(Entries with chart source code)
+ + + +

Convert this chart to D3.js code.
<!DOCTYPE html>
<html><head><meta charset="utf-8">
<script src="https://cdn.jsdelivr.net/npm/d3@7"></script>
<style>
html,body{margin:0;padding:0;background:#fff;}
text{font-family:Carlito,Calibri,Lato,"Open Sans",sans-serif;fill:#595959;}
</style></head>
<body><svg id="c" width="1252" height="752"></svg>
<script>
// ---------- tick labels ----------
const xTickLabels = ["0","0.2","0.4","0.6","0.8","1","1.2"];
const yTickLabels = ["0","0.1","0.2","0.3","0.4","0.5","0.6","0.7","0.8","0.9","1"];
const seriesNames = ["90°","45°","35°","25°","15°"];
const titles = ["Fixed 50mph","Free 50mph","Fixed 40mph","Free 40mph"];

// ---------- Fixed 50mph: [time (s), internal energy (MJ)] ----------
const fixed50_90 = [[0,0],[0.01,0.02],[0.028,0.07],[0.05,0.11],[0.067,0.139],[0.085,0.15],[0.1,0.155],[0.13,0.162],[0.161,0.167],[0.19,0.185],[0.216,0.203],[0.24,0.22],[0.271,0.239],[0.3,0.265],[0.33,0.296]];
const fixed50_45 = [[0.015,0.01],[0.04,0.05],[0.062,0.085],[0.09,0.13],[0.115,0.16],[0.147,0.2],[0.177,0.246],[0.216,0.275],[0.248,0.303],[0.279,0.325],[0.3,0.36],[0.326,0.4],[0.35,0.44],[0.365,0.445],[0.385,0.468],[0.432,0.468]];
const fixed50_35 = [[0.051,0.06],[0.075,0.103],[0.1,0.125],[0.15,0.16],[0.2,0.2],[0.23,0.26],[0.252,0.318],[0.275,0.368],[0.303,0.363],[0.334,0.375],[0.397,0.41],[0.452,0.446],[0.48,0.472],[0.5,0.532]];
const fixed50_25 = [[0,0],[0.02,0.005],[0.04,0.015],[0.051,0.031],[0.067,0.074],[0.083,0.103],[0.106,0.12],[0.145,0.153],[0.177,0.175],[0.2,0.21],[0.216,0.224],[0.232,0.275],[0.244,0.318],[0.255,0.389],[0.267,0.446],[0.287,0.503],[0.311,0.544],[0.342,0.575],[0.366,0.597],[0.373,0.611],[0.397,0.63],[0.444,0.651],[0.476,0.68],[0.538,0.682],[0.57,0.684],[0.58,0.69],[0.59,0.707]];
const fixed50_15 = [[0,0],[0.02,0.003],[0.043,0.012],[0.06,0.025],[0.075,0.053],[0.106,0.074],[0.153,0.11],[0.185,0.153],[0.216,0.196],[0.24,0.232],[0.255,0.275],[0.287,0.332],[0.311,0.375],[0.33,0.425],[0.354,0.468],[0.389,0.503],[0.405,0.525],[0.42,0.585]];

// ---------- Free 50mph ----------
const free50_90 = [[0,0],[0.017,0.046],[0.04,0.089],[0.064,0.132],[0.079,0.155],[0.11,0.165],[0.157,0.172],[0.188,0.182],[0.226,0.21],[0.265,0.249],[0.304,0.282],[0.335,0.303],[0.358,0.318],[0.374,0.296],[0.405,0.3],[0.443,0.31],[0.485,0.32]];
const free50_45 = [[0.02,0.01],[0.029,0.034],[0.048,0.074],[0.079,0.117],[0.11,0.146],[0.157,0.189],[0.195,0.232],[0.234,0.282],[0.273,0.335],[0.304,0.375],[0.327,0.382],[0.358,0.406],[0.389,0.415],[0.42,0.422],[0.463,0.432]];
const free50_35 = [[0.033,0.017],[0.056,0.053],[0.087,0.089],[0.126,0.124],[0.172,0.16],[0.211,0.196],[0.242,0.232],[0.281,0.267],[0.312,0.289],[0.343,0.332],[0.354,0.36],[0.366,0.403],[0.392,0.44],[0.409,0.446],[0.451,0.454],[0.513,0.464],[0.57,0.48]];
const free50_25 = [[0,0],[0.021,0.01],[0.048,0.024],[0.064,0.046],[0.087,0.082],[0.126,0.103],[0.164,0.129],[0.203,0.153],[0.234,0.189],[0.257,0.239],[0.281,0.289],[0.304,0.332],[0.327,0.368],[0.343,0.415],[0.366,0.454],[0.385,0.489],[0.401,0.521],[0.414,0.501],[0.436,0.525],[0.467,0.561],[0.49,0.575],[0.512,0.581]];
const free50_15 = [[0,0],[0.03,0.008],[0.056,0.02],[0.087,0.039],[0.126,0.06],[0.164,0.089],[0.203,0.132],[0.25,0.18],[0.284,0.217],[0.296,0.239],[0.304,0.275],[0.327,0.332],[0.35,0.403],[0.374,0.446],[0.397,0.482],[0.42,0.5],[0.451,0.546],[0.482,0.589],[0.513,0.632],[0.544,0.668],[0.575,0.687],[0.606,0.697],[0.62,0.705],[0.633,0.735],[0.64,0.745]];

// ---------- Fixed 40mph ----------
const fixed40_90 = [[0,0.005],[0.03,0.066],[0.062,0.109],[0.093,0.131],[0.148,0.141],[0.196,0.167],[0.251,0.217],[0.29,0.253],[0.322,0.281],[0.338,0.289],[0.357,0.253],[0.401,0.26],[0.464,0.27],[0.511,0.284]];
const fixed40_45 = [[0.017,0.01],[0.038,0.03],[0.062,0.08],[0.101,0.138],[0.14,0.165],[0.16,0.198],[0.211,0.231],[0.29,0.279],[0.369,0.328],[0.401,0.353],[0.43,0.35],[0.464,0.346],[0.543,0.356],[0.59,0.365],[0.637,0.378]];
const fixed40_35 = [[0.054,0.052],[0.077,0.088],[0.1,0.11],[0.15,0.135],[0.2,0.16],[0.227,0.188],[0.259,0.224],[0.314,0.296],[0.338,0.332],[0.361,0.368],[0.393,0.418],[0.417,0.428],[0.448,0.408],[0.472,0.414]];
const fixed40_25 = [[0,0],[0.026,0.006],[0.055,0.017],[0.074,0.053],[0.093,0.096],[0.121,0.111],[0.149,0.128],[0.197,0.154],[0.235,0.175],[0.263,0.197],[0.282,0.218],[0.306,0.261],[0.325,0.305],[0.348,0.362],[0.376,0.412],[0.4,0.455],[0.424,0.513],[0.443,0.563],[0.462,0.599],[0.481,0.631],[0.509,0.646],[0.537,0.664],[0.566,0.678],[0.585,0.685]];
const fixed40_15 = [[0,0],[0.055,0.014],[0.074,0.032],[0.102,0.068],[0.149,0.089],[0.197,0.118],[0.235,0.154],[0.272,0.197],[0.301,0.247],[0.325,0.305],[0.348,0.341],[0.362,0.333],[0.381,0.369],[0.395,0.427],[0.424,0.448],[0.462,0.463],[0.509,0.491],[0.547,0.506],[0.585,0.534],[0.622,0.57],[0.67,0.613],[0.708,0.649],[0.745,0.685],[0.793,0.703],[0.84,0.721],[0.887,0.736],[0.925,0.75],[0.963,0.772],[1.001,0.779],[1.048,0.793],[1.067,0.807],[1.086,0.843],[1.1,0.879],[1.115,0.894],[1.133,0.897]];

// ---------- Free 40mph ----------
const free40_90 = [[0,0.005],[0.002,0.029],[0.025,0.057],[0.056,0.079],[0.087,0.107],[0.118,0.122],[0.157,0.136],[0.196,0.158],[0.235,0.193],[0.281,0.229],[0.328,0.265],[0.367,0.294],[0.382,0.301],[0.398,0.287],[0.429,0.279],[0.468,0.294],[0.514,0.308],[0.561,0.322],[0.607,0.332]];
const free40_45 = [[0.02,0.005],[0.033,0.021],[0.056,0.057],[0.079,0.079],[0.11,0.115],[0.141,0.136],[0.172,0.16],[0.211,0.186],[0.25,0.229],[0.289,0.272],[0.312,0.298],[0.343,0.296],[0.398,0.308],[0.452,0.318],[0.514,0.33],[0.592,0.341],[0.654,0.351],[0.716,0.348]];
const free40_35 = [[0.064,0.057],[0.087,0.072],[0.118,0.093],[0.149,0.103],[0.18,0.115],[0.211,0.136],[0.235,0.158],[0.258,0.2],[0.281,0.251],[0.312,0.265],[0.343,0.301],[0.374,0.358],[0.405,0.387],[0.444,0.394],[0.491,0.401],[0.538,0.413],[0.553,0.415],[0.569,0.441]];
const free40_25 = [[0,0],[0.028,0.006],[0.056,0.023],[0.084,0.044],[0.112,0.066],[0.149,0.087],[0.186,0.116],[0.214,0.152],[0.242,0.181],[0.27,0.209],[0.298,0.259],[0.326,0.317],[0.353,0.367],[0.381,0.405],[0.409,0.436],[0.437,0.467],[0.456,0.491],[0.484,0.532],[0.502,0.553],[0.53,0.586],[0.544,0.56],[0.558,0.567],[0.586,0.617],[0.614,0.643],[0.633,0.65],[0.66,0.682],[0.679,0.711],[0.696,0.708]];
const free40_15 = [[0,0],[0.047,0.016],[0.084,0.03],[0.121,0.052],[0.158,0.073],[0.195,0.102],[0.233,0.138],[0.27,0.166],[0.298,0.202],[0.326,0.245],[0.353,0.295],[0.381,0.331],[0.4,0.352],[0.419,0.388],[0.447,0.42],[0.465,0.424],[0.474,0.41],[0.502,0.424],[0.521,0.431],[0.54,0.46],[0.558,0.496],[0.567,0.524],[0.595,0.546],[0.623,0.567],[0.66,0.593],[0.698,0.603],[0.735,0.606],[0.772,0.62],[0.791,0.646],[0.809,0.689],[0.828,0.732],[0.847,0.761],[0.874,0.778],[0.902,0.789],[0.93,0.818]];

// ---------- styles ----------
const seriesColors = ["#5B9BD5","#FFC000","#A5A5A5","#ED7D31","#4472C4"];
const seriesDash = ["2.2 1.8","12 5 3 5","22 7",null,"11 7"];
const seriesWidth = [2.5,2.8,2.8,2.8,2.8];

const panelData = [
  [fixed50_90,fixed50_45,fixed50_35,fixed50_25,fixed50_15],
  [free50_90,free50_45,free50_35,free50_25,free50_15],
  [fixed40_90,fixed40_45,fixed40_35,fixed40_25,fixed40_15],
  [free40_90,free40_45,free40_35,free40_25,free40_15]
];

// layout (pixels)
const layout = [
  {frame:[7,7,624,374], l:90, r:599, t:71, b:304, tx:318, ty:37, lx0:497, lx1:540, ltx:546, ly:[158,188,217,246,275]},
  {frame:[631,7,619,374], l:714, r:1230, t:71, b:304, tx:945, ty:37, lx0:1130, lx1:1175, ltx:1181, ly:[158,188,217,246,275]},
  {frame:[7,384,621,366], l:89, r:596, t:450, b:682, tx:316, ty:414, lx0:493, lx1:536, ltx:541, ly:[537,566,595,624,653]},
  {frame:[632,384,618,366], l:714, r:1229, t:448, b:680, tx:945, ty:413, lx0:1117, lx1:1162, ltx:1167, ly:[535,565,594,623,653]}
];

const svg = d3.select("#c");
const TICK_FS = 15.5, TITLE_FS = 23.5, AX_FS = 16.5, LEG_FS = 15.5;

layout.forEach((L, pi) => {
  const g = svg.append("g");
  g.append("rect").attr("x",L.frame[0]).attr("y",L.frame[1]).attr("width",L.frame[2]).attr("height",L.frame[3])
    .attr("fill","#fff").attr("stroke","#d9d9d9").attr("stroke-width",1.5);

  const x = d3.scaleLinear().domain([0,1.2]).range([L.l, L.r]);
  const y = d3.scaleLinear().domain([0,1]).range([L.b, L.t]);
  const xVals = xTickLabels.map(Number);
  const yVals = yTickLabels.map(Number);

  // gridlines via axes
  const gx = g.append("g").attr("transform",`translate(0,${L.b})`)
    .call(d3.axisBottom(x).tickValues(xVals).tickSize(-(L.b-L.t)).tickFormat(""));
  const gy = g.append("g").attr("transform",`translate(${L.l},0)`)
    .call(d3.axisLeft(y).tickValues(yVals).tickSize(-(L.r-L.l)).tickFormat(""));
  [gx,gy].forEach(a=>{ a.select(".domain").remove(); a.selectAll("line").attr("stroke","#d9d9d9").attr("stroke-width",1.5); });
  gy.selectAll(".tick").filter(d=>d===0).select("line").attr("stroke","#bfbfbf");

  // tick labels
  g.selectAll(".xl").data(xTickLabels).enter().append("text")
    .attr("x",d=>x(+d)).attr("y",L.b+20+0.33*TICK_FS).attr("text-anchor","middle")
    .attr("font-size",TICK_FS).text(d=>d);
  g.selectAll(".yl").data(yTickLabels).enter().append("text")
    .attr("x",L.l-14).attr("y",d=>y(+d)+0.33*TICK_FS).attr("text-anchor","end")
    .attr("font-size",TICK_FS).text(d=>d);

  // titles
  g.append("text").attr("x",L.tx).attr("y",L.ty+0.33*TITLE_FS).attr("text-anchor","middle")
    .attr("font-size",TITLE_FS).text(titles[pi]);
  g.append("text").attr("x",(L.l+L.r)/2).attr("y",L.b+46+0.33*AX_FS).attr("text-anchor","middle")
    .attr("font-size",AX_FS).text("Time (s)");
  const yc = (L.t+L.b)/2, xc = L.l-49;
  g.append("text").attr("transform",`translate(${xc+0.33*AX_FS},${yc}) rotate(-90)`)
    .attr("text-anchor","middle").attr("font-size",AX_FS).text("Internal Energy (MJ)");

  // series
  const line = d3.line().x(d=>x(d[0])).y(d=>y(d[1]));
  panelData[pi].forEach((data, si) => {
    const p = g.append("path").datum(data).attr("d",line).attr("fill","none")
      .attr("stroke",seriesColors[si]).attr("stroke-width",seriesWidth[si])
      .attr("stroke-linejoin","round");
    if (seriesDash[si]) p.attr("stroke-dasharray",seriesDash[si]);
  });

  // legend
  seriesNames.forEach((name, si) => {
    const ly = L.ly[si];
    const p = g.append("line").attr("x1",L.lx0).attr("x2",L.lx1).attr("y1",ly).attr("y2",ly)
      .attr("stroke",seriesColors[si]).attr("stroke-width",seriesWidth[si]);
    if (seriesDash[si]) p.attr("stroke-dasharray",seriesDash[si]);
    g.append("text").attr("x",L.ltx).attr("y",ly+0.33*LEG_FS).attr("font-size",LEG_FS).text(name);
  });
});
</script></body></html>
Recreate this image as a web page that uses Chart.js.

+ + + +

### AIM:
Each line in the data that holds the string "this" should be found and copied.

### TASK OUTPUT:
Convert this chart to D3.js code.
Recreate this image as a web page that uses Chart.js.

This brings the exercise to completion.